Durante o Euro Fish Fry tiveste a oportunidade de ver muitas pranchas. Estamos muito longe do que vocês fazem na Califórnia?
De modo algum. Eu vi resinas pigmentadas, fins de madeira, Fish, Quads, Bonzers e shortboards de qualidade. Vocês estão lá! Eu fiquei impressionado ao entrar na Board Culture pela primeira vez e ver aquela fábrica de primeira com laminações de qualidade, máquina de shape e tudo o resto! A maior parte das vezes preocupaste se vais shapear numa barraca qualquer sem luzes mas na generalidade as pranchas Portuguesas parecem ser tão boas como as pranchas que vejo em qualquer outro local. A cultura de surf no seu todo ainda está a crescer e com ela irá crescer o mercado de pranchas. Eu imagino que quando eu for um homem velho os vossos lineups terão tanto crowd como os nossos.
Sendo tão novo, penso que não te preocupas muito como o futuro, mas onde te vês daqui a 30 anos? Pensas que ainda estarás a shapear?

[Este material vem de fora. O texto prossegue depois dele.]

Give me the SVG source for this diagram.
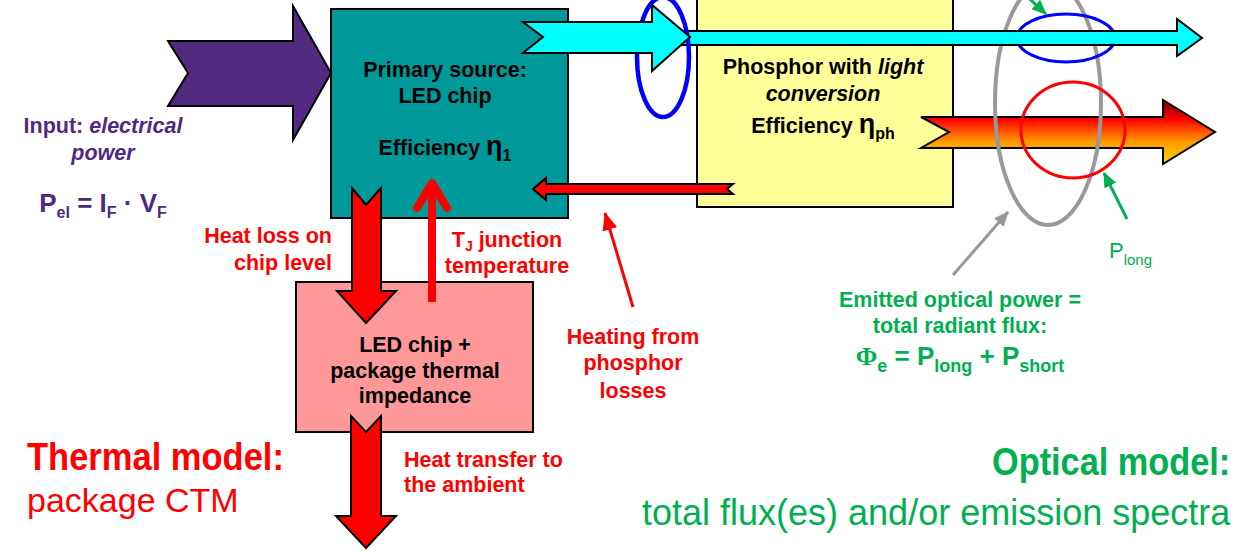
<svg xmlns="http://www.w3.org/2000/svg" width="1233" height="551" viewBox="0 0 1233 551">
<style>
  text { font-family: "Liberation Sans", Arial, sans-serif; }
  .b { font-weight: bold; font-size: 21.5px; }
  .ctr { text-anchor: middle; }
  .end { text-anchor: end; }
  .blk { fill: #000; }
  .red { fill: #FF0000; }
  .pur { fill: #502A80; }
  .grn { fill: #00B050; }
  .title { font-weight: bold; font-size: 39px; }
  .box { stroke: #000; stroke-width: 2; }
  .arw { stroke: #000; stroke-width: 2; stroke-linejoin: miter; }
</style>
<defs>
  <linearGradient id="fire" x1="0" y1="100" x2="0" y2="164" gradientUnits="userSpaceOnUse">
    <stop offset="0" stop-color="#7A0000"/>
    <stop offset="0.3" stop-color="#FF0000"/>
    <stop offset="0.65" stop-color="#FF9900"/>
    <stop offset="1" stop-color="#FFD700"/>
  </linearGradient>
  <marker id="ahGreen" markerWidth="15" markerHeight="13" refX="14" refY="6.5" orient="auto" markerUnits="userSpaceOnUse">
    <path d="M0,0 L15,6.5 L0,13 z" fill="#00B050"/>
  </marker>
  <marker id="ahGray" markerWidth="15" markerHeight="13" refX="14" refY="6.5" orient="auto" markerUnits="userSpaceOnUse">
    <path d="M0,0 L15,6.5 L0,13 z" fill="#999999"/>
  </marker>
  <marker id="ahRed" markerWidth="18" markerHeight="15" refX="17" refY="7.5" orient="auto" markerUnits="userSpaceOnUse">
    <path d="M0,0 L18,7.5 L0,15 z" fill="#FF0000"/>
  </marker>
</defs>

<!-- Input node -->
<g id="input">
  <polygon class="arw" fill="#522B80" points="168,41 293,41 293,6 331,73 293,140 293,106 168,106 188,73"/>
  <text class="b pur ctr" x="103" y="133">Input: <tspan font-style="italic">electrical</tspan></text>
  <text class="b pur ctr" x="103" y="160" font-style="italic">power</text>
  <text class="pur ctr" x="103" y="212" font-weight="bold" font-size="26">P<tspan font-size="16" dy="6">el</tspan><tspan dy="-6"> = I</tspan><tspan font-size="16" dy="6">F</tspan><tspan dy="-6"> · V</tspan><tspan font-size="16" dy="6">F</tspan></text>
</g>

<!-- Primary source: LED chip -->
<g id="led-chip">
  <rect class="box" x="331" y="9" width="237" height="209" fill="#009999"/>
  <text class="b blk ctr" x="445" y="77">Primary source:</text>
  <text class="b blk ctr" x="445" y="103">LED chip</text>
  <text class="b blk ctr" x="445" y="155">Efficiency <tspan font-size="27">η</tspan><tspan font-size="16" dy="6">1</tspan></text>
</g>

<!-- Phosphor -->
<g id="phosphor">
  <rect class="box" x="697" y="-5" width="256" height="212" fill="#FFFF99"/>
  <text class="b blk ctr" x="823" y="74">Phosphor with <tspan font-style="italic">light</tspan></text>
  <text class="b blk ctr" x="823" y="101" font-style="italic">conversion</text>
  <text class="b blk ctr" x="823" y="133">Efficiency <tspan font-size="27">η</tspan><tspan font-size="16" dy="6">ph</tspan></text>
</g>

<!-- Package thermal impedance -->
<g id="package">
  <rect class="box" x="296" y="282" width="237" height="150" fill="#FF9999"/>
  <text class="b blk ctr" x="415" y="352">LED chip +</text>
  <text class="b blk ctr" x="415" y="378">package thermal</text>
  <text class="b blk ctr" x="415" y="403">impedance</text>
</g>

<!-- Connectors -->
<g id="connectors">
  <polygon class="arw" fill="url(#fire)" points="921,117 1163,117 1163,100 1215,132 1163,164 1163,148 921,148 949,132"/>
  <ellipse cx="1048" cy="103" rx="53" ry="122" fill="none" stroke="#999999" stroke-width="4"/>
  <ellipse cx="1073" cy="130" rx="52" ry="48" fill="none" stroke="#FF0000" stroke-width="3"/>
  <ellipse cx="1066" cy="38" rx="49" ry="24" fill="none" stroke="#0000FF" stroke-width="3"/>
  <polygon class="arw" fill="#00FFFF" points="680,31 1177,31 1177,19 1202,38 1177,56 1177,45 680,45"/>
  <ellipse cx="663" cy="57" rx="26" ry="60" fill="none" stroke="#0000FF" stroke-width="4.5"/>
  <polygon class="arw" fill="#00FFFF" points="523,22 652,22 652,5 690,37 652,71 652,53 523,53 543,37"/>
  <polygon class="arw" fill="#FF0000" stroke-width="1.5" points="733,184 546,184 546,178 533,189 546,200 546,194 733,194 727,189"/>
  <polygon class="arw" fill="#FF0000" points="352,188 366,205 381,188 381,291 396,291 366,323 337,291 352,291"/>
  <line x1="432" y1="302" x2="432" y2="184" stroke="#FF0000" stroke-width="8"/>
  <polyline points="417,208 432,183 447,208" fill="none" stroke="#FF0000" stroke-width="8" stroke-linecap="round" stroke-linejoin="round"/>
  <polygon class="arw" fill="#FF0000" points="351,416 366,432 381,416 381,516 396,516 366,548 336,516 351,516"/>
  <line x1="633" y1="307" x2="605" y2="213" stroke="#FF0000" stroke-width="3" marker-end="url(#ahRed)"/>
  <line x1="1020" y1="-10" x2="1046" y2="14" stroke="#00B050" stroke-width="3" marker-end="url(#ahGreen)"/>
  <line x1="1127" y1="219" x2="1104" y2="173" stroke="#00B050" stroke-width="3" marker-end="url(#ahGreen)"/>
  <line x1="953" y1="275" x2="1008" y2="212" stroke="#999999" stroke-width="3" marker-end="url(#ahGray)"/>
</g>

<!-- Labels -->
<g id="labels">
  <text class="b red end" x="332" y="243">Heat loss on</text>
  <text class="b red end" x="332" y="270">chip level</text>
  <text class="b red ctr" x="507" y="247">T<tspan font-size="14" dy="4">J</tspan><tspan dy="-4"> junction</tspan></text>
  <text class="b red ctr" x="507" y="273">temperature</text>
  <text class="b red ctr" x="633" y="344">Heating from</text>
  <text class="b red ctr" x="633" y="370">phosphor</text>
  <text class="b red ctr" x="633" y="398">losses</text>
  <text class="b red" x="404" y="467">Heat transfer to</text>
  <text class="b red" x="404" y="492">the ambient</text>
  <text class="title red" transform="translate(27 470) scale(0.885 1)">Thermal model:</text>
  <text class="red" x="27" y="512" font-size="34">package CTM</text>

  <text class="grn" x="1109" y="258" font-size="22">P<tspan font-size="15" dy="7">long</tspan></text>
  <text class="b grn ctr" x="960" y="307" font-size="22">Emitted optical power =</text>
  <text class="b grn ctr" x="960" y="333" font-size="22">total radiant flux:</text>
  <text class="grn ctr" x="960" y="365" font-weight="bold" font-size="26"><tspan font-family="Liberation Serif, serif">Φ</tspan><tspan font-size="18" dy="7">e</tspan><tspan dy="-7"> = P</tspan><tspan font-size="18" dy="7">long</tspan><tspan dy="-7"> + P</tspan><tspan font-size="18" dy="7">short</tspan></text>
  <text class="title grn" transform="translate(992 475) scale(0.88 1)">Optical model:</text>
  <text class="grn" x="642" y="525" font-size="36">total flux(es) and/or emission spectra</text>
</g>
</svg>
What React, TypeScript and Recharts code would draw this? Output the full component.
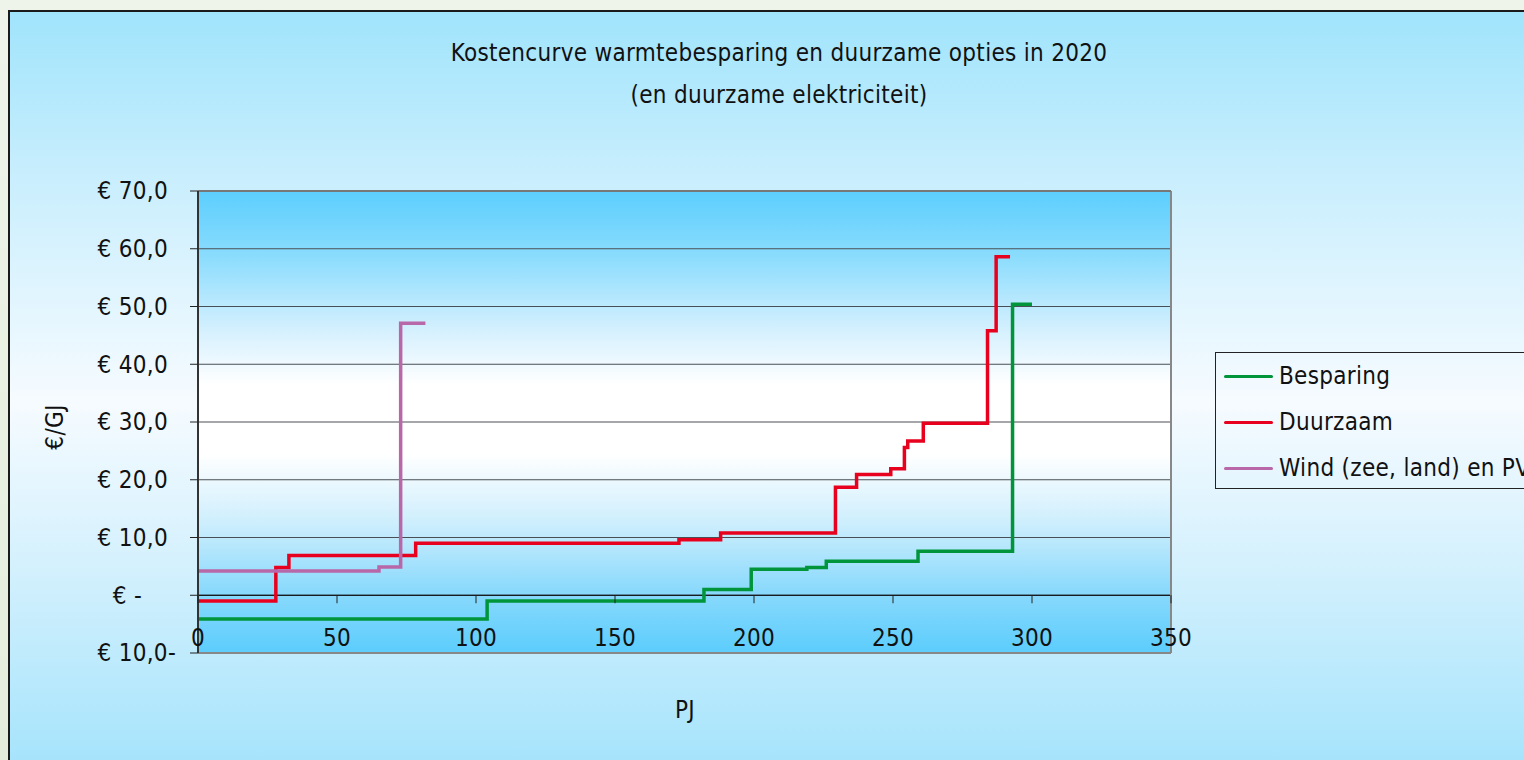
import { LineChart, Line, XAxis, YAxis, CartesianGrid, ReferenceLine, Legend } from 'recharts'

const besparingPJ = [0, 104, 182, 199, 219, 226, 259, 293, 300]
const besparingCost = [-4.1, -1.0, 1.0, 4.5, 4.8, 5.9, 7.6, 50.4, 50.4]

const duurzaamPJ = [0, 28, 32.7, 78.3, 173, 188, 229.3, 236.9, 249.2, 254.1, 255.3, 260.9, 284, 287.1, 292.1]
const duurzaamCost = [-1.0, 4.8, 6.9, 9.0, 9.6, 10.8, 18.7, 20.9, 21.9, 25.6, 26.7, 29.8, 45.8, 58.6, 58.6]

const windPJ = [0, 65.1, 72.9, 81.8]
const windCost = [4.2, 4.9, 47.1, 47.1]

const xTicks = [0, 50, 100, 150, 200, 250, 300, 350]
const yTicks = [-10, 0, 10, 20, 30, 40, 50, 60, 70]

const toPoints = (pj: number[], cost: number[]) => pj.map((p, i) => ({ pj: p, cost: cost[i] }))

const FONT = "'Liberation Sans Narrow', 'DejaVu Sans Condensed', 'Liberation Sans', sans-serif"
const FS = 24
const LS = 0.3

const CHART_W = 1560
const CHART_H = 748
const PLOT = { left: 188, top: 179, width: 973, height: 462 }
const Y_MIN = -10
const Y_MAX = 70
const zeroY = PLOT.top + (PLOT.height * Y_MAX) / (Y_MAX - Y_MIN)

const fmtCost = (v: number) => {
  if (v === 0) return '€ -'
  const s = Math.abs(v).toFixed(1).replace('.', ',')
  return v < 0 ? `€ ${s}-` : `€ ${s}`
}

const YTick = (props: any) => {
  const { x, y, payload } = props
  const v = payload.value
  const dx = v === 0 ? -26 : v < 0 ? 8 : 0
  return (
    <text x={x + dx} y={y} dy="0.35em" textAnchor="end" fontSize={FS} fontFamily={FONT} letterSpacing={LS} fill="#111">
      {fmtCost(v)}
    </text>
  )
}

const XTick = (props: any) => {
  const { x, payload } = props
  return (
    <g>
      <line x1={x} x2={x} y1={zeroY} y2={zeroY + 8} stroke="#222" strokeWidth={1} />
      <text x={x} y={PLOT.top + PLOT.height - 15} dy="0.35em" textAnchor="middle" fontSize={FS} fontFamily={FONT} letterSpacing={LS} fill="#111">
        {payload.value}
      </text>
    </g>
  )
}

const LegendBox = (props: any) => {
  const items = props.payload || []
  return (
    <div style={{ border: '1px solid #222', width: 330, height: 137, boxSizing: 'border-box', paddingTop: 0 }}>
      {items.map((it: any) => (
        <div key={it.value} style={{ display: 'flex', alignItems: 'center', height: 46 }}>
          <div style={{ width: 49, height: 3, background: it.color, marginLeft: 8, marginRight: 6, borderRadius: 2 }} />
          <span style={{ fontFamily: FONT, fontSize: FS, letterSpacing: LS, color: '#111', whiteSpace: 'nowrap' }}>{it.value}</span>
        </div>
      ))}
    </div>
  )
}

export default function App() {
  return (
    <div>
      <div style={{ position: 'fixed', inset: 0, background: 'linear-gradient(to bottom, #eef4ea, #e4eddc)' }} />
      <div
        style={{
          position: 'absolute',
          left: 8,
          top: 10,
          width: 1514,
          height: 750,
          overflow: 'hidden',
          borderLeft: '2px solid #1a1a1a',
          borderTop: '2px solid #1a1a1a',
          background: 'linear-gradient(to bottom, #a0e4fc 0%, #c9eefd 22%, #f6fbff 52%, #d2f0fd 75%, #a6e4fc 100%)',
        }}
      >
        <div
          style={{
            position: 'absolute',
            left: PLOT.left,
            top: PLOT.top,
            width: PLOT.width,
            height: PLOT.height,
            background:
              'linear-gradient(to bottom, #5ccefd 0%, #8adcfd 14%, #d4f0fe 30%, #ffffff 42%, #ffffff 57%, #cdeefd 72%, #8cdafc 86%, #5ccdfc 100%)',
          }}
        />
        <div style={{ position: 'absolute', left: 0, top: 26, width: 1538, textAlign: 'center', fontFamily: FONT, fontSize: FS, letterSpacing: LS, lineHeight: '30px', color: '#111' }}>
          Kostencurve warmtebesparing en duurzame opties in 2020
        </div>
        <div style={{ position: 'absolute', left: 0, top: 68, width: 1538, textAlign: 'center', fontFamily: FONT, fontSize: FS, letterSpacing: LS, lineHeight: '30px', color: '#111' }}>
          (en duurzame elektriciteit)
        </div>
        <div style={{ position: 'absolute', left: 45 - 50, top: 415 - 15, width: 100, textAlign: 'center', transform: 'rotate(-90deg)', fontFamily: FONT, fontSize: FS, letterSpacing: LS, lineHeight: '30px', color: '#111' }}>
          €/GJ
        </div>
        <div style={{ position: 'absolute', left: 675 - 50, top: 698 - 15, width: 100, textAlign: 'center', fontFamily: FONT, fontSize: FS, letterSpacing: LS, lineHeight: '30px', color: '#111' }}>
          PJ
        </div>
        <div style={{ position: 'absolute', left: 0, top: 0 }}>
          <LineChart width={CHART_W} height={CHART_H} margin={{ top: PLOT.top, left: 0, right: CHART_W - PLOT.left - PLOT.width, bottom: CHART_H - PLOT.top - PLOT.height - 40 }}>
            <CartesianGrid horizontal vertical={false} stroke="#4a4f55" strokeWidth={1} />
            <XAxis
              dataKey="pj"
              type="number"
              domain={[0, 350]}
              ticks={xTicks}
              height={40}
              axisLine={false}
              tickLine={false}
              tick={<XTick />}
              allowDataOverflow
            />
            <YAxis
              type="number"
              domain={[Y_MIN, Y_MAX]}
              ticks={yTicks}
              width={PLOT.left}
              tickSize={8}
              tickMargin={22}
              axisLine={{ stroke: '#333', strokeWidth: 2 }}
              tickLine={{ stroke: '#222' }}
              tick={<YTick />}
            />
            <ReferenceLine y={0} stroke="#000" strokeWidth={1} />
            <ReferenceLine x={350} stroke="#888" strokeWidth={2} />
            <ReferenceLine y={Y_MAX} stroke="#777" strokeWidth={2} />
            <ReferenceLine y={Y_MIN} stroke="#888" strokeWidth={2} />
            <Legend
              layout="vertical"
              align="center"
              verticalAlign="middle"
              wrapperStyle={{ position: 'absolute', left: 1205, top: 340, width: 330 }}
              content={<LegendBox />}
            />
            <Line name="Besparing" data={toPoints(besparingPJ, besparingCost)} dataKey="cost" type="stepAfter" stroke="#00953b" strokeWidth={3.5} dot={false} isAnimationActive={false} />
            <Line name="Duurzaam" data={toPoints(duurzaamPJ, duurzaamCost)} dataKey="cost" type="stepAfter" stroke="#e8001f" strokeWidth={3.5} dot={false} isAnimationActive={false} />
            <Line name="Wind (zee, land) en PV" data={toPoints(windPJ, windCost)} dataKey="cost" type="stepAfter" stroke="#b868a8" strokeWidth={3.5} dot={false} isAnimationActive={false} />
          </LineChart>
        </div>
      </div>
    </div>
  )
}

Podes apostar nisso! Eu posso morrer antes disso mas tenho esperança que ainda estarei vivo e assim sendo quero pensar que estarei a fazer pranchas de surf até que as minhas mãos tenham tanta artrite que eu já não possa agarrar nas ferramentas. Fazer pranchas de surf e viver do surf é o que escolhi fazer da minha vida. Eu tomei algumas decisões importantes há alguns anos e decidi correr atrás da minha carreira em vez de continuar na escola e até agora tem corrido muito bem! Para responder directamente á tua pergunta, dentro de 30 anos espero ter um a família que eu possa sustentar e viver confortavelmente, surfar todos os dias e sentir a mesma satisfação que sinto hoje ao fazer pranchas por encomenda.